■ GOAL
Print exactly the lines from the first one down to the line containing "const canvasRef = useRef<HTMLCanvasElement", both ends included, with no pictures and nothing else.

━━━━━ DATA BLOCK ━━━━━

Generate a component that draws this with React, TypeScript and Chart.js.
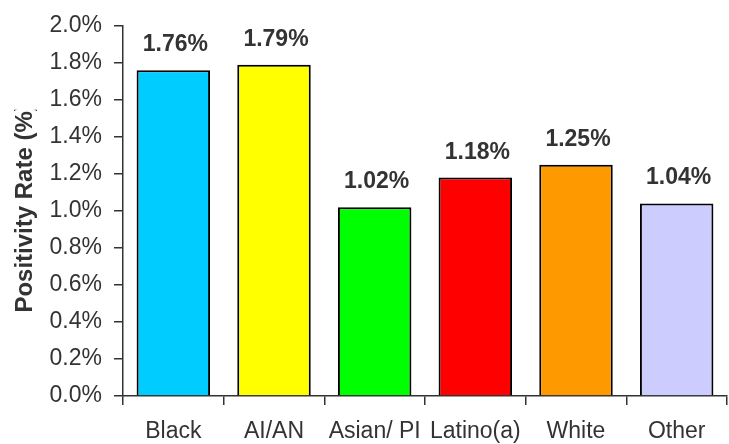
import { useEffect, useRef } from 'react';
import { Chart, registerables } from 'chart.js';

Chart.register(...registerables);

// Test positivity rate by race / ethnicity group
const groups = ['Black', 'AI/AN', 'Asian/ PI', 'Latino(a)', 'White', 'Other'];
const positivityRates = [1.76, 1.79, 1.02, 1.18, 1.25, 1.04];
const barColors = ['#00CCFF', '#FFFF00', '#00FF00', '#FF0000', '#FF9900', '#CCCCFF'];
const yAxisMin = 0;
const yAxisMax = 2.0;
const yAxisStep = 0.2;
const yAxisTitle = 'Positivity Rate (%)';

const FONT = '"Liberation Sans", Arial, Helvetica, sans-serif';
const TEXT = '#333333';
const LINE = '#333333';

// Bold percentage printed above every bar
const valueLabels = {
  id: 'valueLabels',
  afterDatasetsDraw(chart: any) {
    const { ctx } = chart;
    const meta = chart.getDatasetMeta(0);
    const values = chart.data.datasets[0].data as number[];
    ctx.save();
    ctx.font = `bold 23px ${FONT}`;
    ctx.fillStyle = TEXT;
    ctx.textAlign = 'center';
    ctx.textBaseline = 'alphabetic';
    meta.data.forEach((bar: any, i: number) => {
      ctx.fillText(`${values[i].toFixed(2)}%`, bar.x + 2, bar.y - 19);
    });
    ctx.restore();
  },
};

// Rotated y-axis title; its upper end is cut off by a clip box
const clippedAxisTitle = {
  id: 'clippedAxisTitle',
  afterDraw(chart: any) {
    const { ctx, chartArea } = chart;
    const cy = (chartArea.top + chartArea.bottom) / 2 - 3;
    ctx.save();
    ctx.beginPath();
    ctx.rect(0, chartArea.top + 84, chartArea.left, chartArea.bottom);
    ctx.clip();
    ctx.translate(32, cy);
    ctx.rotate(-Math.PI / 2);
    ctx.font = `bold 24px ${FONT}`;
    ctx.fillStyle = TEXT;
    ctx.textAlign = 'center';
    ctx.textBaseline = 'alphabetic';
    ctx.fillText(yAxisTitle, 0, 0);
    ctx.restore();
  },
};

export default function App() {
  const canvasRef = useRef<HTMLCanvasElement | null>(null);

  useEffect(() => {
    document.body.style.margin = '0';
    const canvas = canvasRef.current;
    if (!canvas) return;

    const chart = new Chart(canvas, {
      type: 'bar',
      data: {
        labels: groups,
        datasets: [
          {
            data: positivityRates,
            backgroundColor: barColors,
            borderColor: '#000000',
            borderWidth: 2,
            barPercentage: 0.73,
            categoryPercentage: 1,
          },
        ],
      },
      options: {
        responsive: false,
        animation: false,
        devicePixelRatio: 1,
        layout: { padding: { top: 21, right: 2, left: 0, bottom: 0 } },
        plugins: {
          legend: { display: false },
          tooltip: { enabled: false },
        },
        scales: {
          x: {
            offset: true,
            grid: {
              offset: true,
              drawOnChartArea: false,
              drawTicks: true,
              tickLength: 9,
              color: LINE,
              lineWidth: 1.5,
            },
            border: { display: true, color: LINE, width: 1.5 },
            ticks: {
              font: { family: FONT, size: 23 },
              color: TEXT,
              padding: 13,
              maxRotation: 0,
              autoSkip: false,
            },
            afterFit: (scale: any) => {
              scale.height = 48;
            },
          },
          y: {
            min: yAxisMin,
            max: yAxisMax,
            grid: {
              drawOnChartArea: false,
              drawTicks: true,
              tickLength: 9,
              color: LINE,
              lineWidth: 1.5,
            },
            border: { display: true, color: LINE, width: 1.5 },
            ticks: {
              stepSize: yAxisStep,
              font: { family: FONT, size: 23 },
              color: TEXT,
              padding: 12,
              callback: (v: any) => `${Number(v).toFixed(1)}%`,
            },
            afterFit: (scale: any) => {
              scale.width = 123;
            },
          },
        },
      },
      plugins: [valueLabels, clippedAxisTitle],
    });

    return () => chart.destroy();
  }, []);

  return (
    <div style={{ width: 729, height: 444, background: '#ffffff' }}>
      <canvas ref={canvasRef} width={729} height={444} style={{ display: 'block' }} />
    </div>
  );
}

━━━━━

■ PROBLEM SOLUTION
Generate a component that draws this with React, TypeScript and Chart.js.
import { useEffect, useRef } from 'react';
import { Chart, registerables } from 'chart.js';

Chart.register(...registerables);

// Test positivity rate by race / ethnicity group
const groups = ['Black', 'AI/AN', 'Asian/ PI', 'Latino(a)', 'White', 'Other'];
const positivityRates = [1.76, 1.79, 1.02, 1.18, 1.25, 1.04];
const barColors = ['#00CCFF', '#FFFF00', '#00FF00', '#FF0000', '#FF9900', '#CCCCFF'];
const yAxisMin = 0;
const yAxisMax = 2.0;
const yAxisStep = 0.2;
const yAxisTitle = 'Positivity Rate (%)';

const FONT = '"Liberation Sans", Arial, Helvetica, sans-serif';
const TEXT = '#333333';
const LINE = '#333333';

// Bold percentage printed above every bar
const valueLabels = {
  id: 'valueLabels',
  afterDatasetsDraw(chart: any) {
    const { ctx } = chart;
    const meta = chart.getDatasetMeta(0);
    const values = chart.data.datasets[0].data as number[];
    ctx.save();
    ctx.font = `bold 23px ${FONT}`;
    ctx.fillStyle = TEXT;
    ctx.textAlign = 'center';
    ctx.textBaseline = 'alphabetic';
    meta.data.forEach((bar: any, i: number) => {
      ctx.fillText(`${values[i].toFixed(2)}%`, bar.x + 2, bar.y - 19);
    });
    ctx.restore();
  },
};

// Rotated y-axis title; its upper end is cut off by a clip box
const clippedAxisTitle = {
  id: 'clippedAxisTitle',
  afterDraw(chart: any) {
    const { ctx, chartArea } = chart;
    const cy = (chartArea.top + chartArea.bottom) / 2 - 3;
    ctx.save();
    ctx.beginPath();
    ctx.rect(0, chartArea.top + 84, chartArea.left, chartArea.bottom);
    ctx.clip();
    ctx.translate(32, cy);
    ctx.rotate(-Math.PI / 2);
    ctx.font = `bold 24px ${FONT}`;
    ctx.fillStyle = TEXT;
    ctx.textAlign = 'center';
    ctx.textBaseline = 'alphabetic';
    ctx.fillText(yAxisTitle, 0, 0);
    ctx.restore();
  },
};

export default function App() {
  const canvasRef = useRef<HTMLCanvasElement | null>(null);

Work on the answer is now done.